> _Goal of the exercise_
Do not include the pictures; repeat the rest of the data exactly.

> _Data lines_

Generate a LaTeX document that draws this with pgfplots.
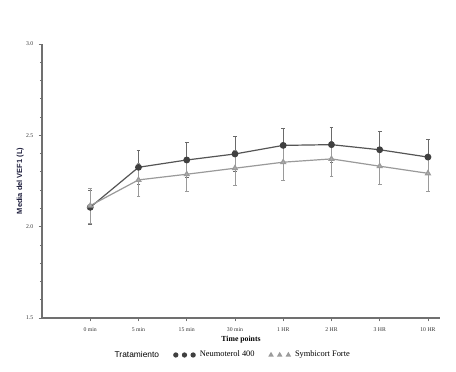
\documentclass[border=0pt]{standalone}
\usepackage{pgfplots}
\pgfplotsset{compat=1.18}
\usepackage{fontspec}
\setmainfont{Liberation Serif}
\setsansfont{Liberation Sans}
\definecolor{darkser}{HTML}{555555}
\definecolor{darkerr}{HTML}{6A6A6A}
\definecolor{darkmark}{HTML}{404040}
\definecolor{lightser}{HTML}{9A9A9A}
\definecolor{lightmark}{HTML}{B0B0B0}
\definecolor{axcol}{HTML}{707070}
\pgfplotsset{threemarks/.style={/pgfplots/legend image code/.code={%
    \draw[##1, mark size=1.5pt] plot[only marks] coordinates {(0pt,0pt) (6.5pt,0pt) (13pt,0pt)};
    \path[draw=none, fill=none] (0pt,0pt) (16pt,0pt);}}}
\begin{document}
\begin{tikzpicture}[x=1pt,y=1pt]
\path[use as bounding box] (0,0) rectangle (342,278.25);
\begin{axis}[
  at={(31.5pt,39.75pt)}, anchor=south west,
  scale only axis, width=298.5pt, height=205.5pt,
  xmin=-1, xmax=7.25, ymin=1.5, ymax=3.0,
  axis x line*=bottom, axis y line*=left,
  axis line style={-, draw=axcol, line width=0.8pt},
  xtick={0,...,7},
  xticklabels={0 min, 5 min, 15 min, 30 min, 1 HR, 2 HR, 3 HR, 10 HR},
  ytick={1.5,2.0,2.5,3.0},
  yticklabels={1.5,2.0,2.5,3.0},
  minor y tick num=4,
  tick align=outside,
  major tick length=2.5pt, minor tick length=1.5pt,
  tick style={draw=axcol, line width=0.6pt},
  tick label style={font=\fontsize{4.3}{5}\selectfont, text=black!80},
  xticklabel style={yshift=-1.5pt},
  yticklabel style={xshift=-0.5pt},
  xlabel={Time points},
  xlabel style={font=\fontsize{5.8}{6}\selectfont\bfseries, yshift=4pt},
  ylabel={Media del VEF1 (L)},
  ylabel style={font=\sffamily\fontsize{5.6}{6}\selectfont\bfseries, text={rgb,255:red,30;green,30;blue,60}, yshift=-5pt},
  legend columns=3,
  legend style={draw=none, fill=none, at={(0.478,-0.135)}, anchor=center,
    font=\fontsize{6.3}{7}\selectfont, /tikz/every even column/.append style={column sep=9pt}},
  legend cell align=left,
  clip=false,
]
\addlegendimage{empty legend}
\addlegendentry{\sffamily Tratamiento}

\addplot[color=darkser, line width=0.9pt, mark=*, mark size=2.1pt,
  mark options={fill=darkmark, draw=darkmark}, threemarks,
  error bars/.cd, y dir=both, y explicit,
  error bar style={draw=darkerr, line width=0.6pt},
  error mark options={rotate=90, mark size=1.4pt, draw=darkerr, line width=0.6pt},
] coordinates {
 (0,2.106) +- (0,0.095)
 (1,2.325) +- (0,0.095)
 (2,2.365) +- (0,0.097)
 (3,2.398) +- (0,0.097)
 (4,2.445) +- (0,0.095)
 (5,2.449) +- (0,0.097)
 (6,2.421) +- (0,0.098)
 (7,2.381) +- (0,0.097)
};
\addlegendentry{Neumoterol 400}

\addplot[color=lightser, line width=0.9pt, mark=triangle*, mark size=2.0pt,
  mark options={fill=lightmark, draw=lightser}, threemarks,
  error bars/.cd, y dir=both, y explicit,
  error bar style={draw=lightser, line width=0.6pt},
  error mark options={rotate=90, mark size=1.4pt, draw=lightser, line width=0.6pt},
] coordinates {
 (0,2.115) +- (0,0.095)
 (1,2.256) +- (0,0.093)
 (2,2.287) +- (0,0.093)
 (3,2.320) +- (0,0.096)
 (4,2.353) +- (0,0.097)
 (5,2.371) +- (0,0.097)
 (6,2.331) +- (0,0.097)
 (7,2.292) +- (0,0.097)
};
\addlegendentry{Symbicort Forte}
\end{axis}
\end{tikzpicture}
\end{document}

> _Reply_
Generate a LaTeX document that draws this with pgfplots.
\documentclass[border=0pt]{standalone}
\usepackage{pgfplots}
\pgfplotsset{compat=1.18}
\usepackage{fontspec}
\setmainfont{Liberation Serif}
\setsansfont{Liberation Sans}
\definecolor{darkser}{HTML}{555555}
\definecolor{darkerr}{HTML}{6A6A6A}
\definecolor{darkmark}{HTML}{404040}
\definecolor{lightser}{HTML}{9A9A9A}
\definecolor{lightmark}{HTML}{B0B0B0}
\definecolor{axcol}{HTML}{707070}
\pgfplotsset{threemarks/.style={/pgfplots/legend image code/.code={%
    \draw[##1, mark size=1.5pt] plot[only marks] coordinates {(0pt,0pt) (6.5pt,0pt) (13pt,0pt)};
    \path[draw=none, fill=none] (0pt,0pt) (16pt,0pt);}}}
\begin{document}
\begin{tikzpicture}[x=1pt,y=1pt]
\path[use as bounding box] (0,0) rectangle (342,278.25);
\begin{axis}[
  at={(31.5pt,39.75pt)}, anchor=south west,
  scale only axis, width=298.5pt, height=205.5pt,
  xmin=-1, xmax=7.25, ymin=1.5, ymax=3.0,
  axis x line*=bottom, axis y line*=left,
  axis line style={-, draw=axcol, line width=0.8pt},
  xtick={0,...,7},
  xticklabels={0 min, 5 min, 15 min, 30 min, 1 HR, 2 HR, 3 HR, 10 HR},
  ytick={1.5,2.0,2.5,3.0},
  yticklabels={1.5,2.0,2.5,3.0},
  minor y tick num=4,
  tick align=outside,
  major tick length=2.5pt, minor tick length=1.5pt,
  tick style={draw=axcol, line width=0.6pt},
  tick label style={font=\fontsize{4.3}{5}\selectfont, text=black!80},
  xticklabel style={yshift=-1.5pt},
  yticklabel style={xshift=-0.5pt},
  xlabel={Time points},
  xlabel style={font=\fontsize{5.8}{6}\selectfont\bfseries, yshift=4pt},
  ylabel={Media del VEF1 (L)},
  ylabel style={font=\sffamily\fontsize{5.6}{6}\selectfont\bfseries, text={rgb,255:red,30;green,30;blue,60}, yshift=-5pt},
  legend columns=3,
  legend style={draw=none, fill=none, at={(0.478,-0.135)}, anchor=center,
    font=\fontsize{6.3}{7}\selectfont, /tikz/every even column/.append style={column sep=9pt}},
  legend cell align=left,
  clip=false,
]
\addlegendimage{empty legend}
\addlegendentry{\sffamily Tratamiento}

\addplot[color=darkser, line width=0.9pt, mark=*, mark size=2.1pt,
  mark options={fill=darkmark, draw=darkmark}, threemarks,
  error bars/.cd, y dir=both, y explicit,
  error bar style={draw=darkerr, line width=0.6pt},
  error mark options={rotate=90, mark size=1.4pt, draw=darkerr, line width=0.6pt},
] coordinates {
 (0,2.106) +- (0,0.095)
 (1,2.325) +- (0,0.095)
 (2,2.365) +- (0,0.097)
 (3,2.398) +- (0,0.097)
 (4,2.445) +- (0,0.095)
 (5,2.449) +- (0,0.097)
 (6,2.421) +- (0,0.098)
 (7,2.381) +- (0,0.097)
};
\addlegendentry{Neumoterol 400}

\addplot[color=lightser, line width=0.9pt, mark=triangle*, mark size=2.0pt,
  mark options={fill=lightmark, draw=lightser}, threemarks,
  error bars/.cd, y dir=both, y explicit,
  error bar style={draw=lightser, line width=0.6pt},
  error mark options={rotate=90, mark size=1.4pt, draw=lightser, line width=0.6pt},
] coordinates {
 (0,2.115) +- (0,0.095)
 (1,2.256) +- (0,0.093)
 (2,2.287) +- (0,0.093)
 (3,2.320) +- (0,0.096)
 (4,2.353) +- (0,0.097)
 (5,2.371) +- (0,0.097)
 (6,2.331) +- (0,0.097)
 (7,2.292) +- (0,0.097)
};
\addlegendentry{Symbicort Forte}
\end{axis}
\end{tikzpicture}
\end{document}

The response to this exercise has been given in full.